Let $~f~$ be an entire function such that image of $~f~$ lies in $L=\{2+iy:y\in R\}$ if $f(2+i)=2+i$ then show that $f(z)=2+i$ for all $z \in C$

Answer 1

Hint: Let $y=\dfrac1n+1$ and use identity theorem.

Answer 2

Let $f(z) = \sum_{n=0}^{\infty} a_n z^n$. $Re(f(x))=2$ for $x \in \mathbb{R}$. Hence \begin{equation} \sum_{n=0}^{\infty} Re(a_n) x^n = 2. \end{equation} Hence $Re(a_0) = 2$ and $Re(a_n) = 0$ for $n \geq 1$.

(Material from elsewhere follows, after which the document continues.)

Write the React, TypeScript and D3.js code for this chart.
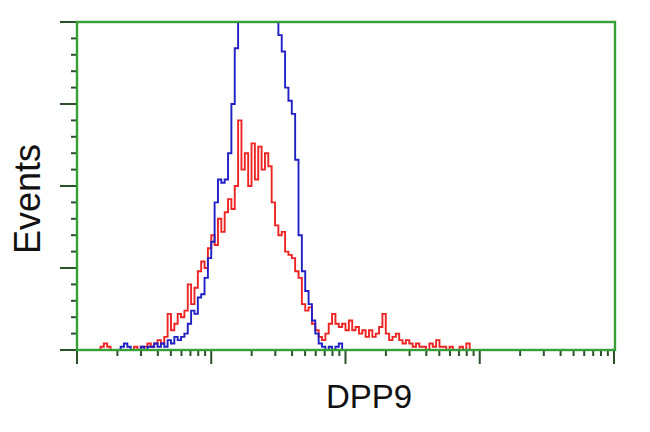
import React from "react";
import * as d3 from "d3";

// Histogram bins: log10 start and bin width (decades)
const binStart = 0.15;
const binStep = 0.025;

// Red series counts (isotype/sample) per bin
const redCounts = [
  0, 1, 2, 1, 0, 0, 0, 0, 0, 0, 0, 1, 0, 1, 1, 2, 1, 2, 3, 2,
  4, 11, 6, 8, 11, 10, 12, 20, 14, 19, 24, 27, 25, 31, 35, 32, 40, 36, 42, 46,
  43, 50, 70, 55, 60, 50, 63, 52, 62, 55, 60, 56, 45, 38, 35, 36, 30, 29, 28, 24,
  22, 14, 12, 13, 8, 6, 4, 3, 5, 8, 11, 8, 7, 8, 6, 9, 6, 7, 5, 6,
  4, 6, 4, 5, 7, 11, 5, 3, 4, 5, 3, 2, 3, 2, 1, 2, 1, 1, 0, 2,
  1, 3, 1, 1, 0, 1, 0, 0, 1, 0, 2, 0,
];

// Blue series counts per bin
const blueCounts = [
  0, 0, 0, 0, 0, 0, 0, 1, 2, 1, 0, 0, 0, 1, 0, 1, 1, 2, 1, 2,
  1, 3, 2, 4, 3, 4, 5, 8, 12, 11, 16, 17, 22, 28, 33, 45, 52, 51, 52, 60,
  75, 92, 108, 125, 135, 140, 145, 150, 145, 140, 135, 125, 115, 102, 96, 91, 80, 76, 72, 58,
  35, 24, 18, 14, 9, 5, 2, 1, 0, 1, 0, 1, 2, 0,
];

const yTicksMajor = [0, 25, 50, 75, 100];
const xDecades = [1, 10, 100, 1000, 10000];

const W = 650;
const H = 432;
const left = 77;
const right = 615;
const top = 22;
const bottom = 350;

export default function App() {
  const x = d3.scaleLog().domain([1, 10000]).range([left, right - 1]);
  const y = d3.scaleLinear().domain([0, 100]).range([bottom, top]);

  const toPts = (counts: number[]) => {
    const pts: [number, number][] = counts.map((c, i) => [
      x(Math.pow(10, binStart + i * binStep)),
      y(c),
    ]);
    const last = counts.length;
    pts.push([x(Math.pow(10, binStart + last * binStep)), y(counts[last - 1])]);
    return pts;
  };
  const line = d3.line().curve(d3.curveStepAfter);

  const yMinor = d3.range(0, 101, 5).filter((v) => !yTicksMajor.includes(v));
  const xMinor: number[] = [];
  for (let d = 0; d < 4; d++) {
    for (let k = 2; k <= 9; k++) xMinor.push(k * Math.pow(10, d));
  }

  const frame = "#36a036";
  const tickC = "#2c4f2c";

  return (
    <svg
      width={W}
      height={H}
      style={{ position: "absolute", left: 0, top: 0, background: "#fff" }}
    >
      <defs>
        <clipPath id="plot">
          <rect x={left} y={top} width={right - left} height={bottom - top} />
        </clipPath>
      </defs>
      <g clipPath="url(#plot)" fill="none" strokeWidth={1.9}>
        <path d={line(toPts(redCounts)) || ""} stroke="#ee2424" />
        <path d={line(toPts(blueCounts)) || ""} stroke="#2020c4" />
      </g>
      {/* y ticks */}
      {yTicksMajor.map((v) => (
        <line key={"ym" + v} x1={left - 17} x2={left} y1={y(v)} y2={y(v)} stroke={tickC} strokeWidth={2} />
      ))}
      {yMinor.map((v) => (
        <line key={"yn" + v} x1={left - 6} x2={left} y1={y(v)} y2={y(v)} stroke={tickC} strokeWidth={2} />
      ))}
      {/* x ticks */}
      {xDecades.map((v) => (
        <line key={"xm" + v} x1={x(v)} x2={x(v)} y1={bottom} y2={bottom + 14} stroke={tickC} strokeWidth={2} />
      ))}
      {xMinor.map((v) => (
        <line key={"xn" + v} x1={x(v)} x2={x(v)} y1={bottom} y2={bottom + 6} stroke={tickC} strokeWidth={2} />
      ))}
      {/* frame */}
      <rect x={left} y={top} width={right - left} height={bottom - top} fill="none" stroke={frame} strokeWidth={2.4} />
      <text
        x={0}
        y={0}
        transform={`translate(40,199) rotate(-90)`}
        textAnchor="middle"
        fontFamily="Liberation Sans, Arial, sans-serif"
        fontSize={36}
        fill="#111"
      >
        Events
      </text>
      <text
        x={369}
        y={408}
        textAnchor="middle"
        fontFamily="Liberation Sans, Arial, sans-serif"
        fontSize={33}
        fill="#111"
      >
        DPP9
      </text>
    </svg>
  );
}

Hence $f(z) = 2+ \sum_{n=0}^{\infty} ib_n z^n$, $b_n \in \mathbb{R}$.

Now set $z=ix$. $f(z) = 2+ \sum_{n=0}^{\infty} ib_n i^n x^n$

Hence $Re(f(z)) = 2+ \sum_{n=0,n \text{odd}}^{\infty} b_n (-1)^{\frac{n+1}{2}} x^n = 2$.

Hence $b_n = 0$, $\forall n $ odd.

Now set $z = e^{i \frac{\pi}{4}} x$ to conclude $b_n = 0$ $\forall n \mod 4 \neq 0$. Now repeat the argument with $z = e^{i \frac{\pi}{8}} x$ and so on with $z=e^{i \frac{\pi}{2^k}} x$.

Hence $f(z) = 2+ib_0$ and by $f(2+i) = 2+i$, we have $f(z) = 2+i$.